Que le respect des gestes barrières est indispensable pour nous protéger et pour freiner la propagation du virus. Maintenant, il est souhaitable que le gouvernement se donne les moyens d’assurer la mise en œuvre des mesures annoncées (dotation en masques et port du masque obligatoire, mesures d’accompagnement aux entreprises…). À cela, il faut ajouter l’importance du respect des droits humains en période de pandémie à travers les mesures de jouissance effective du droit à la santé, du droit au travail, du respect des libertés individuelles et collectives, du droit à l’alimentation…
Les institutions et organisations de défense des droits humains, à l’instar d’autres composantes sociales, devraient nécessairement être associées à la prise de décision et à la surveillance du respect d’un certain nombre de droits fondamentaux. Des mesures doivent être prises afin de proscrire la stigmatisation et la discrimination des personnes atteintes de Covid-19 et leurs parents; la qualité des services de santé et du plateau technique des établissements hospitaliers doit être améliorée. La situation des personnes privées de liberté ou en lieu d’asile doit être prise en charge.

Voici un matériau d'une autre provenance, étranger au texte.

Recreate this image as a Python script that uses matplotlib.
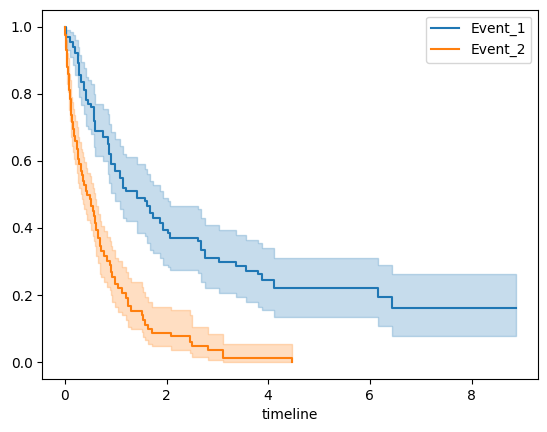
import matplotlib

matplotlib.use("Agg")
import matplotlib.pyplot as plt

# Event_1: step times, survival estimate and confidence band
t1 = [0.0, 0.03, 0.10, 0.16, 0.20, 0.25, 0.27, 0.31, 0.38, 0.41, 0.46, 0.52,
      0.58, 0.60, 0.75, 0.84, 0.87, 0.91, 0.99, 1.08, 1.15, 1.21, 1.41, 1.58,
      1.61, 1.67, 1.73, 1.88, 1.94, 2.03, 2.07, 2.61, 2.67, 2.75, 3.04, 3.37,
      3.57, 3.80, 3.87, 4.12, 6.16, 6.44, 8.87]
s1 = [1.0, 0.97, 0.955, 0.94, 0.92, 0.89, 0.855, 0.835, 0.81, 0.78, 0.77, 0.76,
      0.72, 0.69, 0.67, 0.65, 0.62, 0.59, 0.57, 0.55, 0.52, 0.51, 0.49, 0.48,
      0.465, 0.445, 0.43, 0.415, 0.395, 0.385, 0.37, 0.362, 0.335, 0.31, 0.299, 0.286,
      0.273, 0.262, 0.246, 0.22, 0.193, 0.16, 0.16]
lo1 = [1.0, 0.93, 0.91, 0.885, 0.855, 0.82, 0.79, 0.765, 0.74, 0.705, 0.695, 0.68,
       0.64, 0.615, 0.60, 0.56, 0.535, 0.505, 0.48, 0.455, 0.43, 0.42, 0.385, 0.375,
       0.355, 0.335, 0.325, 0.31, 0.29, 0.285, 0.275, 0.265, 0.24, 0.22, 0.205, 0.195,
       0.18, 0.165, 0.155, 0.135, 0.107, 0.077, 0.077]
hi1 = [1.0, 0.99, 0.985, 0.975, 0.96, 0.94, 0.915, 0.895, 0.875, 0.85, 0.84, 0.83,
       0.80, 0.77, 0.755, 0.74, 0.71, 0.685, 0.665, 0.645, 0.62, 0.61, 0.59, 0.575,
       0.56, 0.54, 0.527, 0.51, 0.49, 0.48, 0.465, 0.455, 0.43, 0.41, 0.395, 0.38,
       0.365, 0.355, 0.34, 0.31, 0.289, 0.264, 0.264]

# Event_2
t2 = [0.0, 0.01, 0.02, 0.03, 0.05, 0.06, 0.08, 0.09, 0.10, 0.12, 0.13, 0.15,
      0.16, 0.18, 0.20, 0.23, 0.26, 0.28, 0.31, 0.33, 0.36, 0.38, 0.41, 0.43,
      0.49, 0.52, 0.56, 0.58, 0.60, 0.62, 0.65, 0.69, 0.72, 0.77, 0.83, 0.89,
      0.90, 0.92, 0.99, 1.05, 1.12, 1.21, 1.25, 1.31, 1.51, 1.54, 1.58, 1.64,
      1.71, 2.09, 2.46, 2.50, 2.82, 3.11, 4.47]
s2 = [1.0, 0.975, 0.95, 0.93, 0.88, 0.86, 0.835, 0.81, 0.785, 0.76, 0.735, 0.715,
      0.695, 0.675, 0.66, 0.636, 0.606, 0.59, 0.57, 0.557, 0.54, 0.527, 0.51, 0.497,
      0.487, 0.464, 0.45, 0.435, 0.415, 0.393, 0.37, 0.345, 0.33, 0.315, 0.30, 0.29,
      0.27, 0.254, 0.234, 0.22, 0.205, 0.19, 0.167, 0.153, 0.14, 0.125, 0.11, 0.10,
      0.087, 0.077, 0.059, 0.047, 0.036, 0.013, 0.0]
lo2 = [1.0, 0.94, 0.91, 0.885, 0.83, 0.805, 0.775, 0.75, 0.72, 0.695, 0.67, 0.645,
       0.625, 0.605, 0.59, 0.565, 0.535, 0.52, 0.50, 0.485, 0.47, 0.455, 0.44, 0.425,
       0.415, 0.393, 0.375, 0.36, 0.345, 0.315, 0.295, 0.264, 0.255, 0.24, 0.225, 0.215,
       0.20, 0.18, 0.165, 0.15, 0.14, 0.125, 0.105, 0.10, 0.09, 0.075, 0.065, 0.055,
       0.048, 0.036, 0.026, 0.016, 0.008, 0.001, 0.001]
hi2 = [1.0, 0.99, 0.975, 0.96, 0.92, 0.905, 0.885, 0.86, 0.84, 0.815, 0.79, 0.775,
       0.755, 0.735, 0.72, 0.70, 0.67, 0.655, 0.635, 0.625, 0.61, 0.595, 0.58, 0.565,
       0.555, 0.535, 0.52, 0.505, 0.485, 0.465, 0.44, 0.42, 0.405, 0.39, 0.373, 0.36,
       0.345, 0.333, 0.31, 0.30, 0.285, 0.27, 0.25, 0.24, 0.225, 0.21, 0.195, 0.18,
       0.165, 0.155, 0.14, 0.105, 0.085, 0.054, 0.054]

series = [("Event_1", t1, s1, lo1, hi1, "#1f77b4"),
          ("Event_2", t2, s2, lo2, hi2, "#ff7f0e")]

fig = plt.figure(figsize=(5.47, 4.32), dpi=100)
ax = fig.add_axes([0.0773, 0.1227, 0.9068, 0.8548])

for label, t, s, lo, hi, color in series:
    ax.fill_between(t, lo, hi, step="post", color=color, alpha=0.25, linewidth=1.0)
    ax.step(t, s, where="post", color=color, label=label, linewidth=1.5)

ax.set_xlabel("timeline")
ax.legend(loc="upper right")
fig.savefig("out.png", dpi=100)
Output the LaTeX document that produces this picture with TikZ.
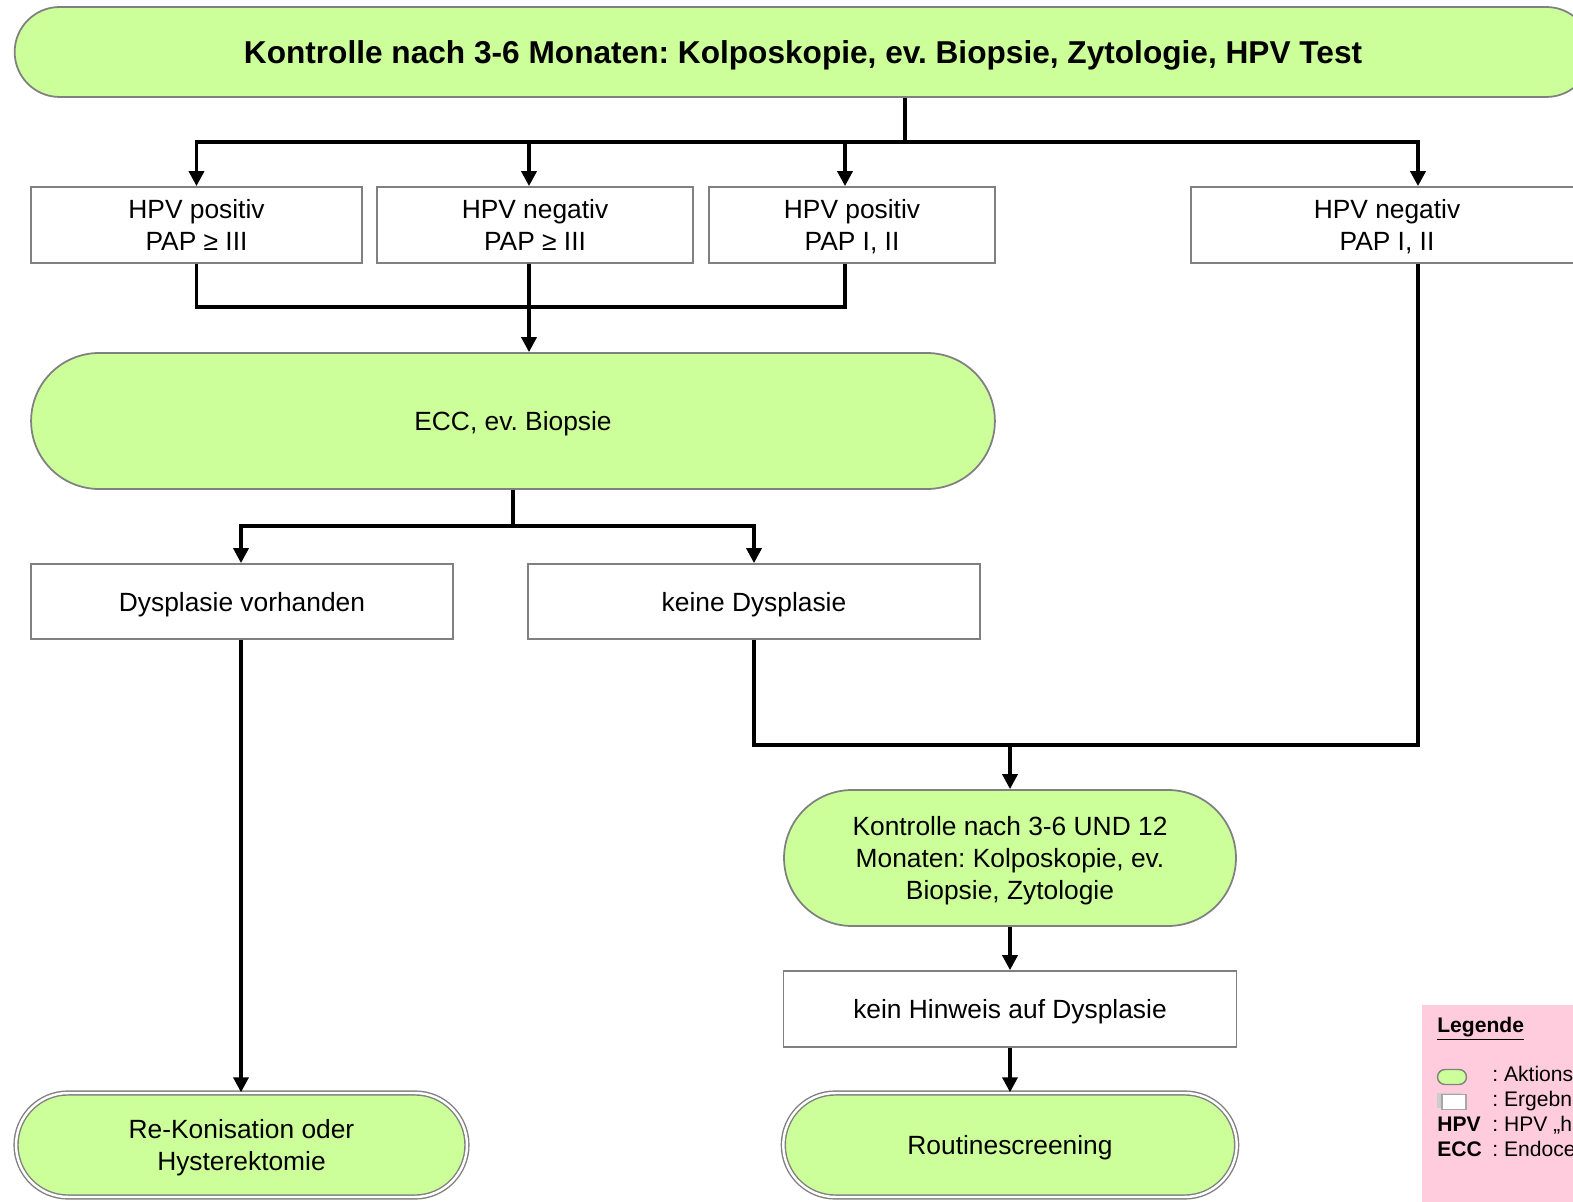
\documentclass[tikz,border=0pt]{standalone}
\usepackage{fontspec}
\setmainfont{Liberation Sans}
\usetikzlibrary{arrows.meta}
\definecolor{hellgruen}{RGB}{204,255,153}
\definecolor{rosa}{RGB}{255,204,221}
\definecolor{rahmen}{RGB}{128,128,128}
\frenchspacing

\begin{document}
\begin{tikzpicture}[x=0.02cm, y=-0.02cm,
  every node/.style={font=\fontsize{15}{18}\selectfont, align=center, inner sep=0pt, text depth=0pt},
  aktion/.style={draw=rahmen, line width=1pt, fill=hellgruen},
  ergebnis/.style={draw=rahmen, line width=1pt, fill=white, minimum height=1.52cm},
  ende/.style={draw=rahmen, line width=0.8pt, double=white, double distance=1.4pt,
    fill=hellgruen, minimum height=2.08cm, rounded corners=1.04cm},
  linie/.style={line width=2pt},
  pfeil/.style={linie, -{Triangle[width=8.5pt,length=8.5pt]}},
  legtxt/.style={font=\fontsize{12}{14}\selectfont, anchor=base west}]

\clip (0,0) rectangle (1573,1202);

% Kontrolle
\node[aktion, font=\bfseries\fontsize{18}{21}\selectfont, minimum width=31.54cm,
  minimum height=1.8cm, rounded corners=0.9cm] (kontrolle) at (803,52)
  {Kontrolle nach 3-6 Monaten: Kolposkopie, ev. Biopsie, Zytologie, HPV Test};

% Befunde
\node[ergebnis, minimum width=6.62cm] (pospap3) at (196.5,225) {HPV positiv\\PAP ≥ III};
\node[ergebnis, minimum width=6.32cm] (negpap3) at (535,225) {HPV negativ\\PAP ≥ III};
\node[ergebnis, minimum width=5.72cm] (pospap1) at (852,225) {HPV positiv\\PAP I, II};
\node[ergebnis, minimum width=7.84cm] (negpap1) at (1387,225) {HPV negativ\\PAP I, II};

\node[aktion, minimum width=19.28cm, minimum height=2.72cm, rounded corners=1.36cm]
  (ecc) at (513,421) {ECC, ev. Biopsie};

\node[ergebnis, minimum width=8.44cm, minimum height=1.5cm] (dysja) at (242,601.5) {Dysplasie vorhanden};
\node[ergebnis, minimum width=9.04cm, minimum height=1.5cm] (dysnein) at (754,601.5) {keine Dysplasie};

\node[aktion, minimum width=9.04cm, minimum height=2.72cm, rounded corners=1.36cm]
  (kontrolle12) at (1010,858) {Kontrolle nach 3-6 UND 12\\Monaten: Kolposkopie, ev.\\Biopsie, Zytologie};
\node[ergebnis, minimum width=9.06cm] (hinweis) at (1010,1009) {kein Hinweis auf Dysplasie};

\node[ende, minimum width=9.02cm] (konisation) at (241.5,1145) {Re-Konisation oder\\Hysterektomie};
\node[ende, minimum width=9.07cm] (routine) at (1010,1145) {Routinescreening};

% Verbindungen
\coordinate (split1) at (905,142);
\coordinate (merge1) at (529,307);
\coordinate (split2) at (513,526);
\coordinate (merge2) at (1010,745);

\draw[linie] (kontrolle.south -| split1) -- (split1);
\draw[pfeil] (split1) -| (pospap3.north);
\draw[pfeil] (split1) -| ([xshift=-0.12cm]negpap3.north);
\draw[pfeil] (split1) -| ([xshift=-0.14cm]pospap1.north);
\draw[pfeil] (split1) -| ([xshift=0.62cm]negpap1.north);

\draw[linie] (pospap3.south) |- (merge1) -| ([xshift=-0.14cm]pospap1.south);
\draw[pfeil] ([xshift=-0.12cm]negpap3.south) -- (merge1 |- ecc.north);

\draw[linie] (ecc.south) -- (split2);
\draw[pfeil] (split2) -| ([xshift=-0.02cm]dysja.north);
\draw[pfeil] (split2) -| (dysnein.north);

\draw[pfeil] ([xshift=-0.02cm]dysja.south) -- ([xshift=-0.02cm]dysja.south |- konisation.north);

\draw[linie] (dysnein.south) |- (merge2) -| ([xshift=0.62cm]negpap1.south);
\draw[pfeil] (merge2) -- (kontrolle12.north);
\draw[pfeil] (kontrolle12.south) -- (hinweis.north);
\draw[pfeil] (hinweis.south) -- (routine.north);

% Legende
\fill[rosa] (1422,1005) rectangle (1600,1210);
\node[legtxt, font=\bfseries\fontsize{12}{14}\selectfont] (legtitel) at (1437,1032) {\underline{Legende}};
\node[draw=rahmen, line width=0.8pt, fill=hellgruen, minimum width=0.58cm,
  minimum height=0.3cm, rounded corners=0.15cm] (legaktion) at (1452,1077) {};
\node[legtxt] (legaktiontxt) at (1492,1081) {: Aktionsschritt};
\fill[rahmen!40] (1437,1093) rectangle (1461,1108);
\node[draw=rahmen!70, line width=0.6pt, fill=white, minimum width=0.48cm,
  minimum height=0.3cm] (legergebnis) at (1454,1102) {};
\node[legtxt] (legergebnistxt) at (1492,1106) {: Ergebnis};
\node[legtxt, font=\bfseries\fontsize{12}{14}\selectfont] (leghpv) at (1437,1131) {HPV};
\node[legtxt] (leghpvtxt) at (1492,1131) {: HPV „high risk“ Typen};
\node[legtxt, font=\bfseries\fontsize{12}{14}\selectfont] (legecc) at (1437,1156) {ECC};
\node[legtxt] (legecctxt) at (1492,1156) {: Endocervicale Curettage};

\end{tikzpicture}
\end{document}
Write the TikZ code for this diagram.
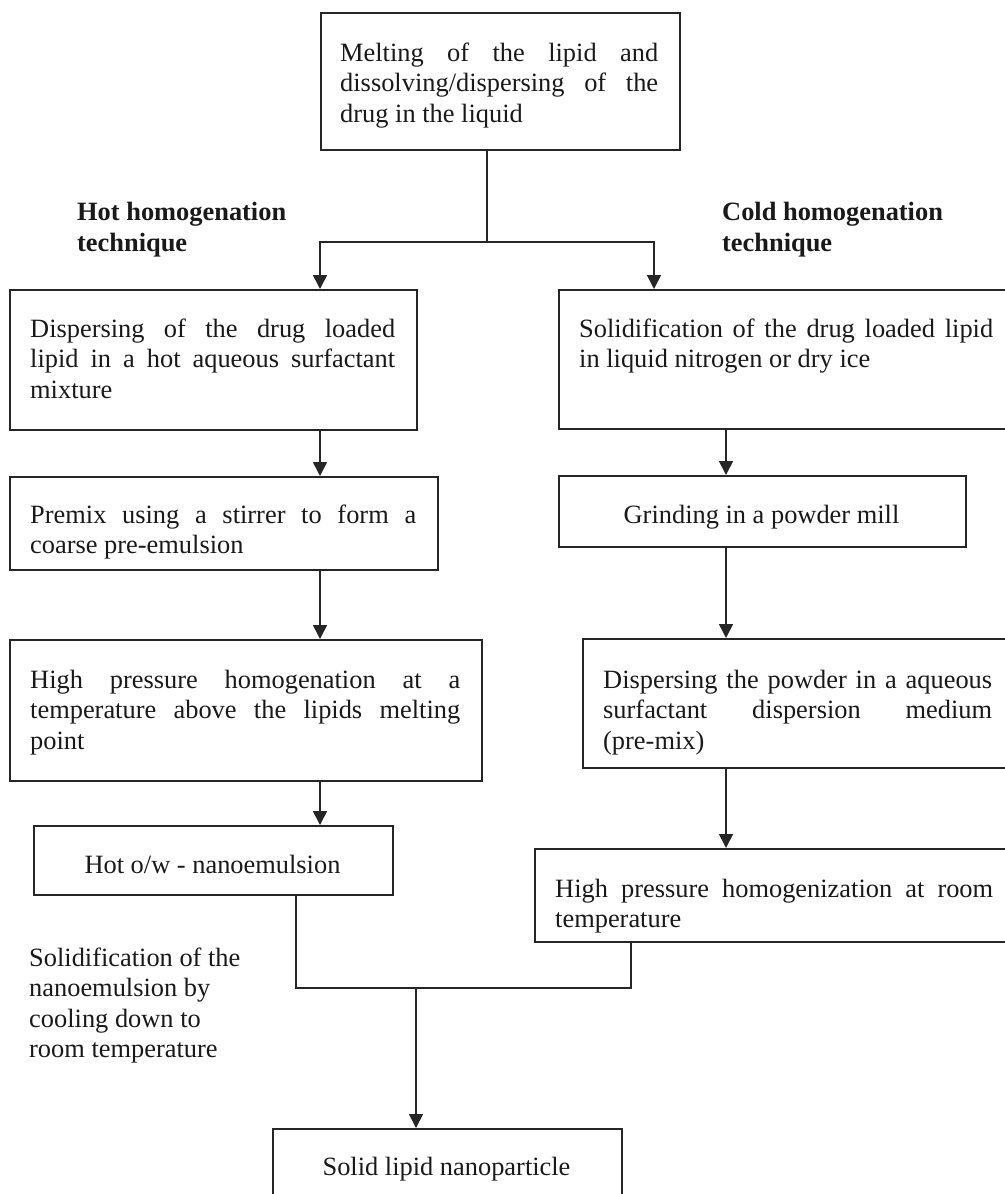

C’est le lieu de féliciter le gouvernement, à travers le département en charge de la Justice et des Droits de l’Homme, pour les actes déjà posés en lien avec la prévention de la pandémie en milieu carcéral (mesures de grâce, dotation des prisons en kits de lavage des mains, etc.). Ce sont des aspects importants à intégrer dans le plan de riposte contre la Covid-19, comme recommandé du reste par la Haute commissaire des droits de l’Homme dans son aide-mémoire partagé à travers le monde.
L’Essor : Eu égard à la détérioration de la situation sanitaire et sécuritaire, est-il opportun d’enclencher le processus des réformes politiques et institutionnelles, en l’occurrence la révision de la Constitution du 25 février 1992 ?
Aguibou Bouaré : De mon point de vue, cela est possible dans le cadre d’un consensus; étant bien entendu que l’unanimité est presque faite autour de la nécessité de réviser cette Constitution après plus d’un quart de siècle de mise en œuvre. Toutes les voix s’accordent pour dire que cette Constitution a besoin de toilettage; il ne reste que la question du calendrier pour enclencher ce processus. Cependant, une bonne partie de nos concitoyens redoutent que la révision ne se fasse uniquement que pour prendre en compte l’Accord pour la paix et la réconciliation issu du processus d’Alger.
Or, il faut reconnaitre que certaines clauses de cet Accord ne font pas l’unanimité à ce jour. Certains citoyens estiment, à bon droit, que des clauses sont à revoir. Alors, je suis favorable à la révision de la Constitution dans un cadre consensuel des acteurs politiques et ceux de la société civile, en clair, avec toutes les composantes sociales.
Notre pays, il est évident, a besoin de réformes structurelles. Après un quart de siècle d’exercice démocratique, nous constatons des défaillances un peu partout, des dysfonctionnements institutionnels, des insuffisances au niveau des textes. Il faudrait bien que l’on se retrouve pour trouver une solution à toutes ces difficultés.